# start of GIVEN DATA

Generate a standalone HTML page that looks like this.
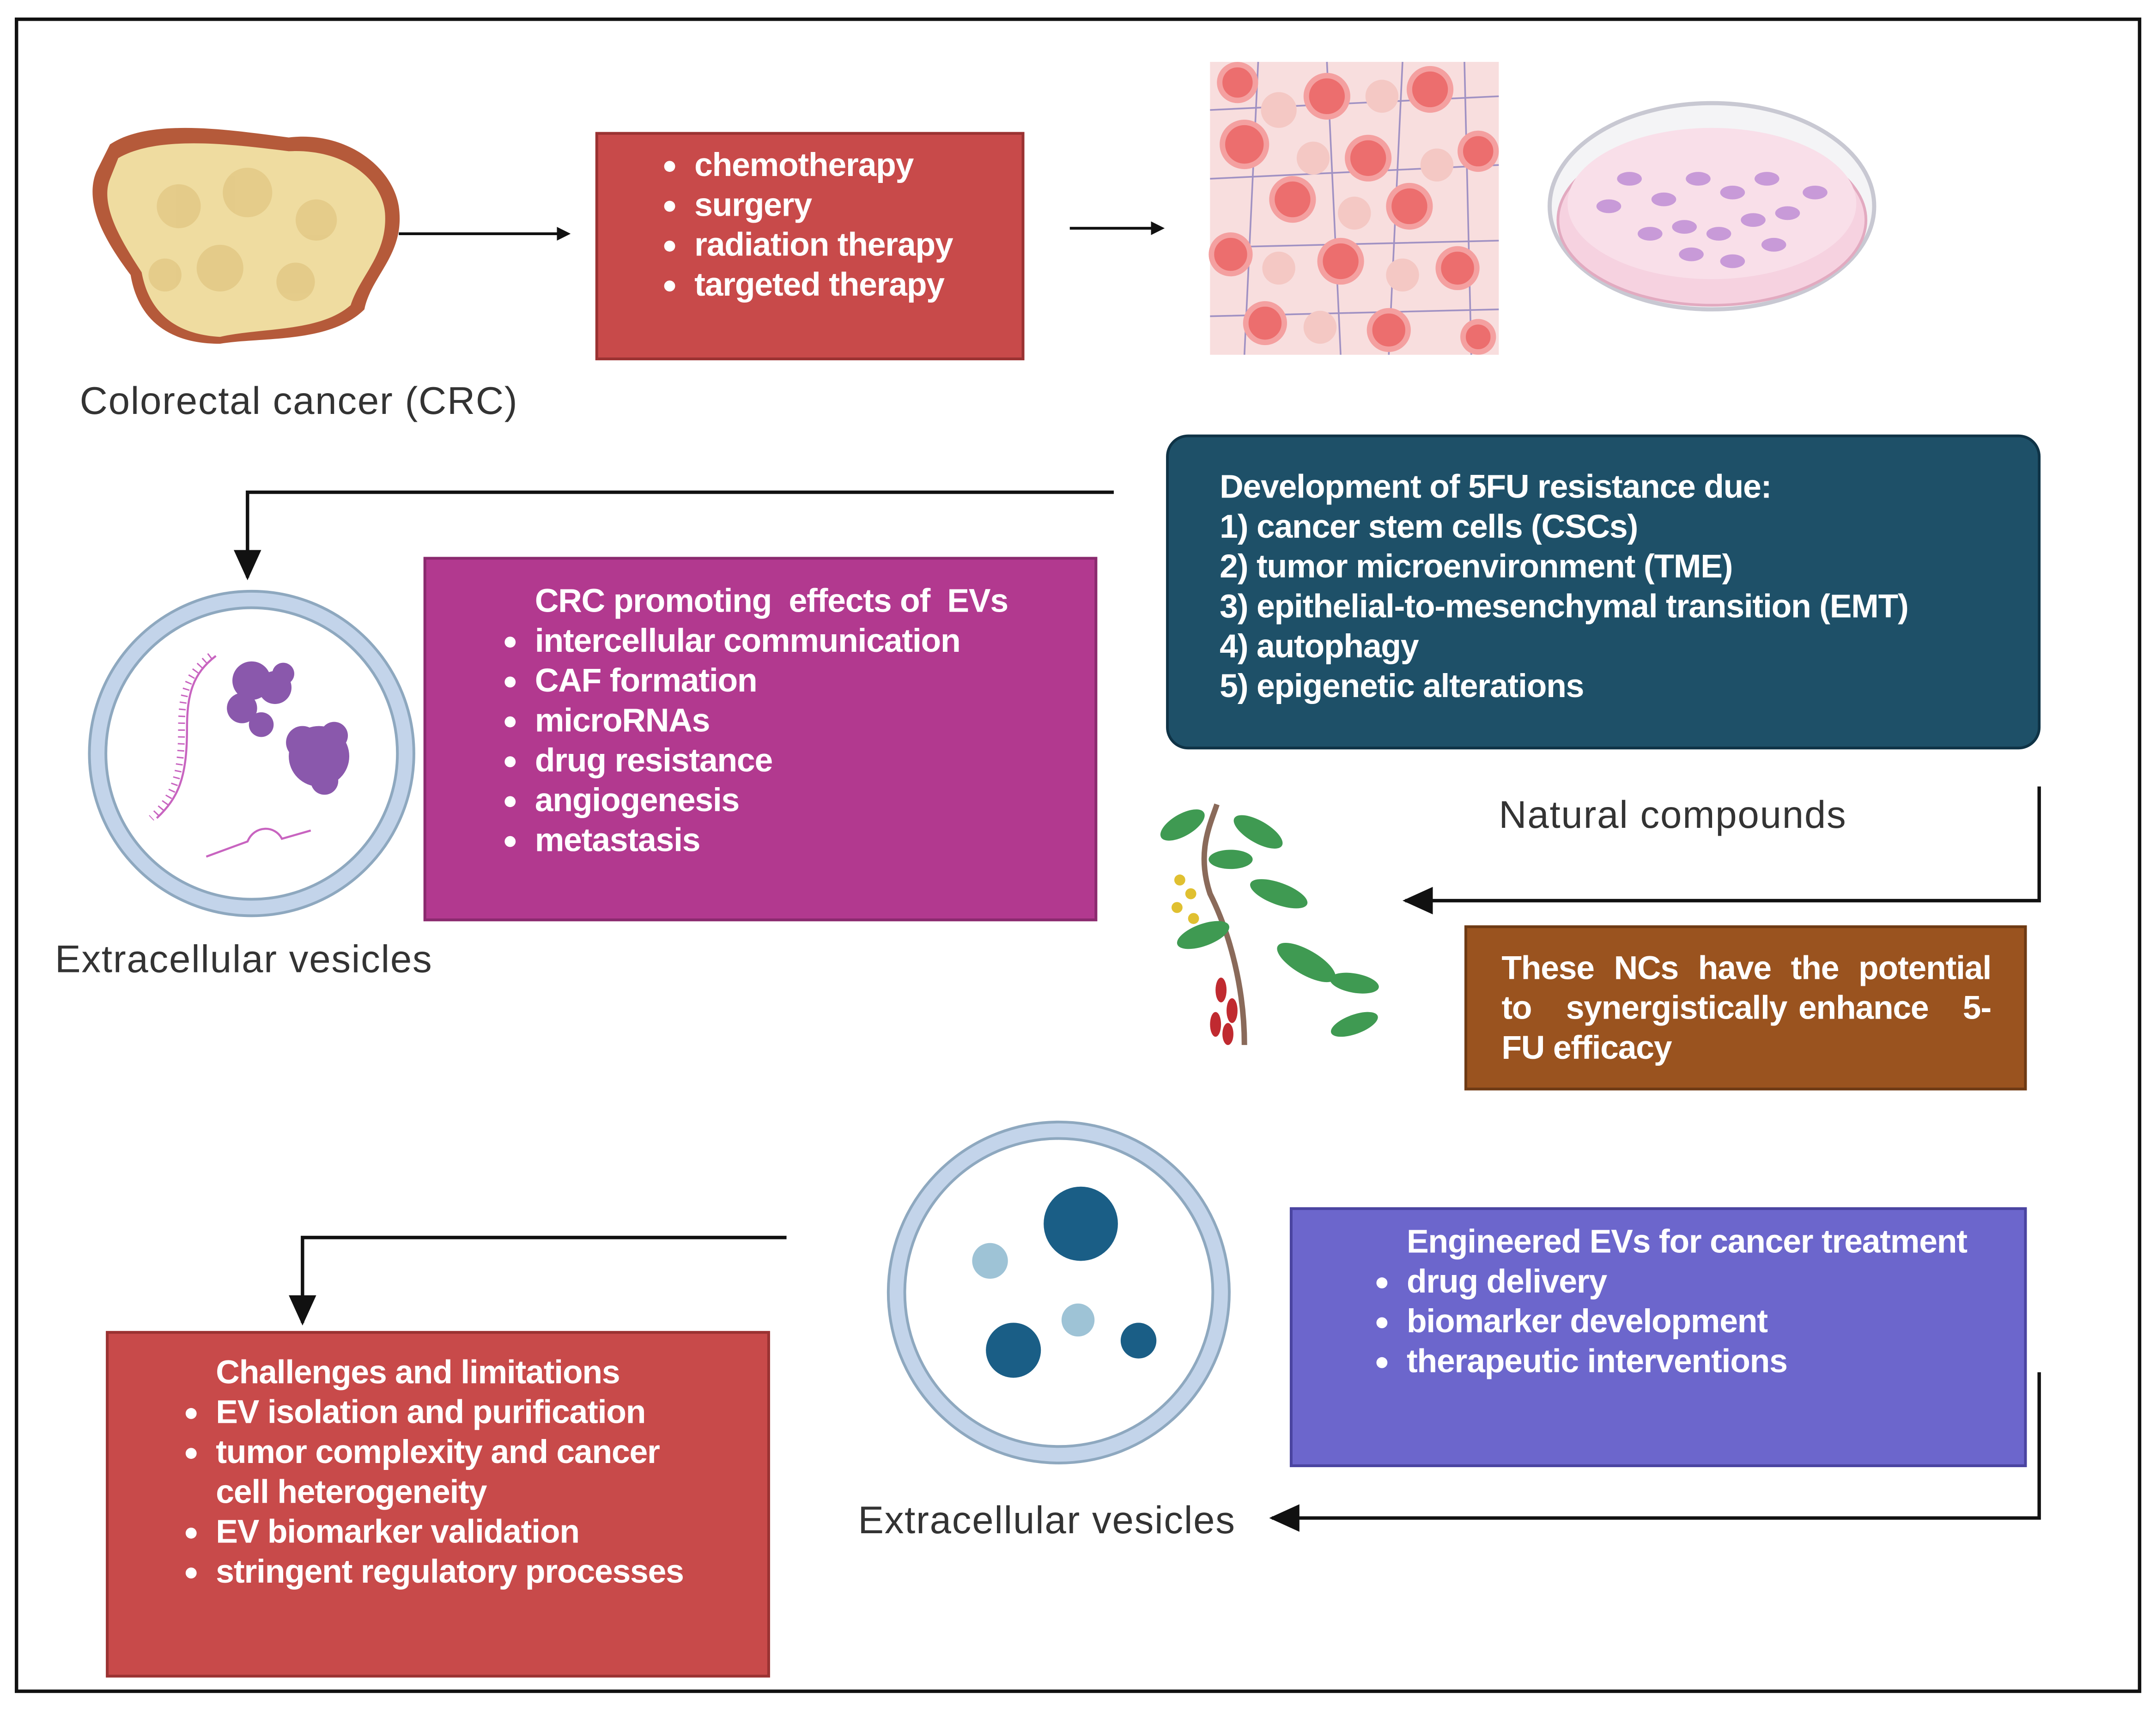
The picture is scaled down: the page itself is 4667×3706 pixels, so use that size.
<!DOCTYPE html>
<html><head><meta charset="utf-8"><style>
html,body{margin:0;padding:0;background:#fff;}
body{width:4667px;height:3704px;overflow:hidden;position:relative;}
#s{position:absolute;left:0;top:0;width:1568px;height:1245px;transform:scale(2.9765);transform-origin:0 0;font-family:"Liberation Sans Narrow","Liberation Sans",sans-serif;}
.box{position:absolute;box-sizing:border-box;color:#fff;font-weight:bold;font-size:24px;line-height:29px;letter-spacing:-0.4px;}
.lbl{position:absolute;font-family:"Liberation Sans",sans-serif;font-size:28px;letter-spacing:0.6px;color:#333;white-space:nowrap;}
ul{margin:0;padding:0;list-style:none;}
li{position:relative;}
li:before{content:"";position:absolute;left:-22px;top:11px;width:8px;height:8px;border-radius:50%;background:#fff;}
svg{position:absolute;left:0;top:0;}
</style></head><body><div id="s">
<svg width="1568" height="1245" viewBox="0 0 1568 1245">
<defs><marker id="a" markerWidth="10" markerHeight="10" refX="8" refY="5" orient="auto" markerUnits="userSpaceOnUse"><path d="M0,0 L10,5 L0,10z" fill="#111"/></marker>
<marker id="b" markerWidth="22" markerHeight="20" refX="20" refY="10" orient="auto" markerUnits="userSpaceOnUse"><path d="M0,0 L22,10 L0,20z" fill="#111"/></marker></defs>
<rect x="12" y="14" width="1544" height="1216" fill="none" stroke="#111" stroke-width="2.5"/>
<!-- tumor -->
<path d="M80,105 C110,85 170,95 210,100 C250,95 285,120 290,150 C295,185 270,200 265,225 C240,250 190,245 160,250 C120,250 100,230 95,200 C80,180 60,150 70,125z" fill="#b55a3a"/>
<path d="M86,115 C115,98 170,105 210,110 C250,108 278,130 280,155 C282,185 262,200 255,222 C232,242 190,238 160,245 C125,243 108,225 103,198 C90,178 72,150 80,130z" fill="#efdca0"/>
<g fill="#e2c884" opacity=".8"><circle cx="130" cy="150" r="16"/><circle cx="180" cy="140" r="18"/><circle cx="230" cy="160" r="15"/><circle cx="160" cy="195" r="17"/><circle cx="215" cy="205" r="14"/><circle cx="120" cy="200" r="12"/></g>
<line x1="290" y1="170" x2="413" y2="170" stroke="#111" stroke-width="2" marker-end="url(#a)"/>
<line x1="778" y1="166" x2="845" y2="166" stroke="#111" stroke-width="2" marker-end="url(#a)"/>
<!-- tissue -->
<rect x="880" y="45" width="210" height="213" fill="#f8dede"/>
<g stroke="#7a70b8" stroke-width="1.2" fill="none" opacity=".7"><path d="M880,80 L1090,70 M880,130 L1090,120 M880,180 L1090,175 M880,230 L1090,225 M915,45 L905,258 M965,45 L975,258 M1020,45 L1010,258 M1065,45 L1070,258"/></g>
<g fill="#ec6e6e" stroke="#f4a0a0" stroke-width="4">
<circle cx="900" cy="60" r="13"/><circle cx="965" cy="70" r="15"/><circle cx="1040" cy="65" r="15"/><circle cx="905" cy="105" r="16"/><circle cx="995" cy="115" r="15"/><circle cx="1075" cy="110" r="13"/><circle cx="940" cy="145" r="15"/><circle cx="1025" cy="150" r="15"/><circle cx="895" cy="185" r="14"/><circle cx="975" cy="190" r="15"/><circle cx="1060" cy="195" r="14"/><circle cx="920" cy="235" r="14"/><circle cx="1010" cy="240" r="14"/><circle cx="1075" cy="245" r="11"/></g>
<g fill="#f4c8c4"><circle cx="930" cy="80" r="13"/><circle cx="1005" cy="70" r="12"/><circle cx="955" cy="115" r="12"/><circle cx="1045" cy="120" r="12"/><circle cx="985" cy="155" r="12"/><circle cx="930" cy="195" r="12"/><circle cx="1020" cy="200" r="12"/><circle cx="960" cy="238" r="12"/></g>
<!-- petri -->
<ellipse cx="1245" cy="150" rx="118" ry="75" fill="#f4f4f6" stroke="#c8c8d2" stroke-width="3"/>
<ellipse cx="1245" cy="160" rx="112" ry="62" fill="#f6d2e0" stroke="#e2aac0" stroke-width="2"/>
<ellipse cx="1245" cy="148" rx="105" ry="55" fill="#f9dfe9"/>
<g fill="#c89ad8"><ellipse cx="1185" cy="130" rx="9" ry="5"/><ellipse cx="1210" cy="145" rx="9" ry="5"/><ellipse cx="1235" cy="130" rx="9" ry="5"/><ellipse cx="1260" cy="140" rx="9" ry="5"/><ellipse cx="1285" cy="130" rx="9" ry="5"/><ellipse cx="1300" cy="155" rx="9" ry="5"/><ellipse cx="1275" cy="160" rx="9" ry="5"/><ellipse cx="1250" cy="170" rx="9" ry="5"/><ellipse cx="1225" cy="165" rx="9" ry="5"/><ellipse cx="1200" cy="170" rx="9" ry="5"/><ellipse cx="1230" cy="185" rx="9" ry="5"/><ellipse cx="1260" cy="190" rx="9" ry="5"/><ellipse cx="1290" cy="178" rx="9" ry="5"/><ellipse cx="1170" cy="150" rx="9" ry="5"/><ellipse cx="1320" cy="140" rx="9" ry="5"/></g>
<!-- connectors -->
<polyline points="810,358 180,358 180,420" fill="none" stroke="#111" stroke-width="2.5" marker-end="url(#b)"/>
<polyline points="1483,572 1483,655 1022,655" fill="none" stroke="#111" stroke-width="2.5" marker-end="url(#b)"/>
<polyline points="1483,998 1483,1104 925,1104" fill="none" stroke="#111" stroke-width="2.5" marker-end="url(#b)"/>
<polyline points="572,900 220,900 220,962" fill="none" stroke="#111" stroke-width="2.5" marker-end="url(#b)"/>
<!-- EV1 -->
<circle cx="183" cy="548" r="112" fill="#fff" stroke="#8ea8bf" stroke-width="14"/>
<circle cx="183" cy="548" r="112" fill="none" stroke="#c3d4ea" stroke-width="10"/>
<path d="M157,477 C140,490 136,505 136,530 C136,565 130,580 114,595" fill="none" stroke="#c864c0" stroke-width="1.5"/>
<path d="M157,477 C140,490 136,505 136,530 C136,565 130,580 114,595" fill="none" stroke="#c864c0" stroke-width="5" stroke-dasharray="1 4" transform="translate(-4,0)"/>
<g fill="#8a58ac"><circle cx="183" cy="495" r="14"/><circle cx="200" cy="500" r="12"/><circle cx="176" cy="515" r="11"/><circle cx="190" cy="527" r="9"/><circle cx="206" cy="490" r="8"/><circle cx="232" cy="550" r="22"/><circle cx="220" cy="540" r="12"/><circle cx="243" cy="535" r="10"/><circle cx="236" cy="568" r="10"/></g>
<path d="M150,623 L180,612 C185,600 200,600 205,610 L226,604" fill="none" stroke="#c864c0" stroke-width="1.5"/>
<!-- EV2 -->
<circle cx="770" cy="940" r="118" fill="#fff" stroke="#8ea8bf" stroke-width="14"/>
<circle cx="770" cy="940" r="118" fill="none" stroke="#c3d4ea" stroke-width="10"/>
<circle cx="786" cy="890" r="27" fill="#1a5e86"/>
<circle cx="737" cy="982" r="20" fill="#1a5e86"/>
<circle cx="828" cy="975" r="13" fill="#1a5e86"/>
<circle cx="720" cy="917" r="13" fill="#9ec3d6"/>
<circle cx="784" cy="960" r="12" fill="#9ec3d6"/>
<!-- plant -->
<path d="M905,760 C905,720 895,680 880,650 C870,620 880,600 885,585" fill="none" stroke="#8a6a5a" stroke-width="4"/>
<g fill="#3f9a52"><ellipse cx="860" cy="600" rx="18" ry="8" transform="rotate(-30 860 600)"/><ellipse cx="915" cy="605" rx="20" ry="8" transform="rotate(30 915 605)"/><ellipse cx="930" cy="650" rx="22" ry="8" transform="rotate(20 930 650)"/><ellipse cx="875" cy="680" rx="20" ry="8" transform="rotate(-20 875 680)"/><ellipse cx="950" cy="700" rx="24" ry="9" transform="rotate(30 950 700)"/><ellipse cx="985" cy="715" rx="18" ry="7" transform="rotate(10 985 715)"/><ellipse cx="985" cy="745" rx="18" ry="7" transform="rotate(-20 985 745)"/><ellipse cx="895" cy="625" rx="16" ry="7"/></g>
<g fill="#e0c030"><circle cx="858" cy="640" r="4"/><circle cx="866" cy="650" r="4"/><circle cx="856" cy="660" r="4"/><circle cx="868" cy="668" r="4"/></g>
<g fill="#c02a30"><ellipse cx="888" cy="720" rx="4" ry="9"/><ellipse cx="896" cy="735" rx="4" ry="9"/><ellipse cx="884" cy="745" rx="4" ry="9"/><ellipse cx="893" cy="752" rx="4" ry="8"/></g>
</svg>
<div class="lbl" style="left:58px;top:276px;">Colorectal cancer (CRC)</div>
<div class="lbl" style="left:40px;top:682px;">Extracellular vesicles</div>
<div class="lbl" style="left:1090px;top:577px;">Natural compounds</div>
<div class="lbl" style="left:624px;top:1090px;">Extracellular vesicles</div>

<div class="box" style="left:433px;top:96px;width:312px;height:166px;background:#c84a4a;border:2px solid #9a3232;padding:8px 0 0 70px;"><ul><li>chemotherapy</li><li>surgery</li><li>radiation therapy</li><li>targeted therapy</li></ul></div>

<div class="box" style="left:848px;top:316px;width:636px;height:229px;background:#1e5068;border:2px solid #0f3346;border-radius:16px;padding:22px 0 0 37px;">Development of 5FU resistance due:<br>1) cancer stem cells (CSCs)<br>2) tumor microenvironment (TME)<br>3) epithelial-to-mesenchymal transition (EMT)<br>4) autophagy<br>5) epigenetic alterations</div>

<div class="box" style="left:308px;top:405px;width:490px;height:265px;background:#b2398f;border:2px solid #8a2a6e;padding:16px 0 0 79px;">CRC promoting&nbsp; effects of&nbsp; EVs<ul><li>intercellular communication</li><li>CAF formation</li><li>microRNAs</li><li>drug resistance</li><li>angiogenesis</li><li>metastasis</li></ul></div>

<div class="box" style="left:1065px;top:673px;width:409px;height:120px;background:#9a531f;border:2px solid #6e3a14;padding:15px 24px 0 25px;text-align:justify;">These NCs have the potential to&nbsp;&nbsp; synergistically enhance&nbsp;&nbsp; 5-FU efficacy</div>

<div class="box" style="left:938px;top:878px;width:536px;height:189px;background:#6c66cc;border:2px solid #4a44a0;padding:9px 0 0 83px;">Engineered EVs for cancer treatment<ul><li>drug delivery</li><li>biomarker development</li><li>therapeutic interventions</li></ul></div>

<div class="box" style="left:77px;top:968px;width:483px;height:252px;background:#c84a4a;border:2px solid #9a3232;padding:14px 0 0 78px;">Challenges and limitations<ul><li>EV isolation and purification</li><li>tumor complexity and cancer<br>cell heterogeneity</li><li>EV biomarker validation</li><li>stringent regulatory processes</li></ul></div>
</div></body></html>
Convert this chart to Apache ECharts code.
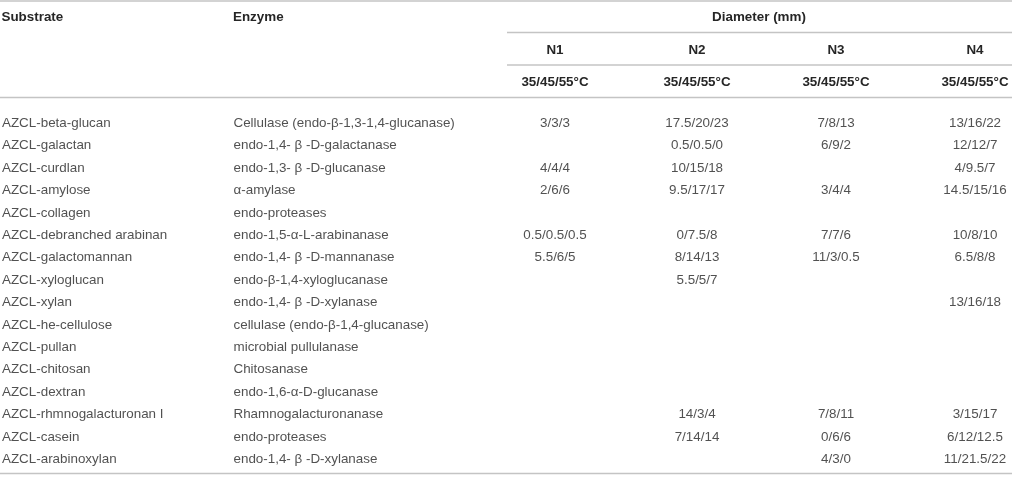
<!DOCTYPE html>
<html>
<head>
<meta charset="utf-8">
<script src="https://cdn.jsdelivr.net/npm/echarts@6/dist/echarts.min.js"></script>
<style>
html,body{margin:0;padding:0;background:#fff;}
#chart{width:1012px;height:478px;}
</style>
</head>
<body>
<div id="chart"></div>
<script>
// ---- table content ----
const headerSubstrate = 'Substrate';
const headerEnzyme = 'Enzyme';
const groupHeader = 'Diameter (mm)';
const strains = ['N1', 'N2', 'N3', 'N4'];
const tempLabel = '35/45/55°C';

const substrates = [
  'AZCL-beta-glucan', 'AZCL-galactan', 'AZCL-curdlan', 'AZCL-amylose',
  'AZCL-collagen', 'AZCL-debranched arabinan', 'AZCL-galactomannan', 'AZCL-xyloglucan',
  'AZCL-xylan', 'AZCL-he-cellulose', 'AZCL-pullan', 'AZCL-chitosan',
  'AZCL-dextran', 'AZCL-rhmnogalacturonan I', 'AZCL-casein', 'AZCL-arabinoxylan'
];
const enzymes = [
  'Cellulase (endo-β-1,3-1,4-glucanase)', 'endo-1,4- β -D-galactanase', 'endo-1,3- β -D-glucanase', 'α-amylase',
  'endo-proteases', 'endo-1,5-α-L-arabinanase', 'endo-1,4- β -D-mannanase', 'endo-β-1,4-xyloglucanase',
  'endo-1,4- β -D-xylanase', 'cellulase (endo-β-1,4-glucanase)', 'microbial pullulanase', 'Chitosanase',
  'endo-1,6-α-D-glucanase', 'Rhamnogalacturonanase', 'endo-proteases', 'endo-1,4- β -D-xylanase'
];
const n1 = ['3/3/3', '', '4/4/4', '2/6/6', '', '0.5/0.5/0.5', '5.5/6/5', '', '', '', '', '', '', '', '', ''];
const n2 = ['17.5/20/23', '0.5/0.5/0', '10/15/18', '9.5/17/17', '', '0/7.5/8', '8/14/13', '5.5/5/7', '', '', '', '', '', '14/3/4', '7/14/14', ''];
const n3 = ['7/8/13', '6/9/2', '', '3/4/4', '', '7/7/6', '11/3/0.5', '', '', '', '', '', '', '7/8/11', '0/6/6', '4/3/0'];
const n4 = ['13/16/22', '12/12/7', '4/9.5/7', '14.5/15/16', '', '10/8/10', '6.5/8/8', '', '13/16/18', '', '', '', '', '3/15/17', '6/12/12.5', '11/21.5/22'];

// ---- layout / style ----
const W = 1012, H = 478;
const FONT = '"Liberation Sans", Arial, Helvetica, sans-serif';
const FS = 13.4;
const TXT = '#262626';
const LINE = '#c4c4c4';
const colSubX = 1.5, colEnzX = 233;
const strainX = [555, 697, 836, 975];
const rowTop = 112.2, rowH = 22.4;

const chart = echarts.init(document.getElementById('chart'), null, {renderer: 'canvas'});

function textSeries(values, x, align) {
  const data = [];
  values.forEach((v, i) => { if (v) data.push([x, i, v]); });
  return {
    type: 'scatter',
    silent: true,
    symbolSize: 1,
    itemStyle: {color: 'transparent'},
    encode: {x: 0, y: 1},
    data: data,
    label: {
      show: true,
      position: align === 'left' ? 'right' : 'inside',
      distance: 0,
      align: align,
      verticalAlign: 'middle',
      color: TXT,
      fontFamily: FONT,
      fontSize: FS,
      formatter: p => p.value[2]
    }
  };
}

const series = [
  textSeries(substrates, colSubX, 'left'),
  textSeries(enzymes, colEnzX, 'left'),
  textSeries(n1, strainX[0], 'center'),
  textSeries(n2, strainX[1], 'center'),
  textSeries(n3, strainX[2], 'center'),
  textSeries(n4, strainX[3], 'center')
];

function hText(t, x, y, align) {
  return {
    type: 'text', x: x, y: y, silent: true,
    style: {text: t, x: 0, y: 0, align: align, verticalAlign: 'middle',
            fill: TXT, font: 'bold ' + FS + 'px ' + FONT}
  };
}
function hLine(x1, x2, y) {
  return {type: 'line', silent: true, shape: {x1: x1, y1: y, x2: x2, y2: y},
          style: {stroke: LINE, lineWidth: 1.5}};
}

const graphics = [
  hLine(0, W, 1),
  hLine(507, W, 32.5),
  hLine(507, W, 65),
  hLine(0, W, 97.5),
  hLine(0, W, 473.5),
  hText(headerSubstrate, colSubX, 17.5, 'left'),
  hText(headerEnzyme, colEnzX, 17.5, 'left'),
  hText(groupHeader, 759, 17.5, 'center')
];
strains.forEach((s, i) => {
  graphics.push(hText(s, strainX[i], 50, 'center'));
  graphics.push(hText(tempLabel, strainX[i], 82, 'center'));
});

chart.setOption({
  animation: false,
  backgroundColor: '#fff',
  grid: {left: 0, right: 0, top: rowTop, height: rowH * substrates.length, containLabel: false},
  xAxis: {type: 'value', min: 0, max: W, show: false},
  yAxis: {type: 'category', data: substrates.map((s, i) => String(i)), inverse: true, show: false},
  series: series,
  graphic: graphics
});
</script>
</body>
</html>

# end of GIVEN DATA

In the listing above, find the line containing "Convert this chart to Apache ECharts code." and the line containing "const tempLabel = '35/45/55°C';". Reproduce those lines and all between them exactly, with no pictures and nothing more.

Convert this chart to Apache ECharts code.
<!DOCTYPE html>
<html>
<head>
<meta charset="utf-8">
<script src="https://cdn.jsdelivr.net/npm/echarts@6/dist/echarts.min.js"></script>
<style>
html,body{margin:0;padding:0;background:#fff;}
#chart{width:1012px;height:478px;}
</style>
</head>
<body>
<div id="chart"></div>
<script>
// ---- table content ----
const headerSubstrate = 'Substrate';
const headerEnzyme = 'Enzyme';
const groupHeader = 'Diameter (mm)';
const strains = ['N1', 'N2', 'N3', 'N4'];
const tempLabel = '35/45/55°C';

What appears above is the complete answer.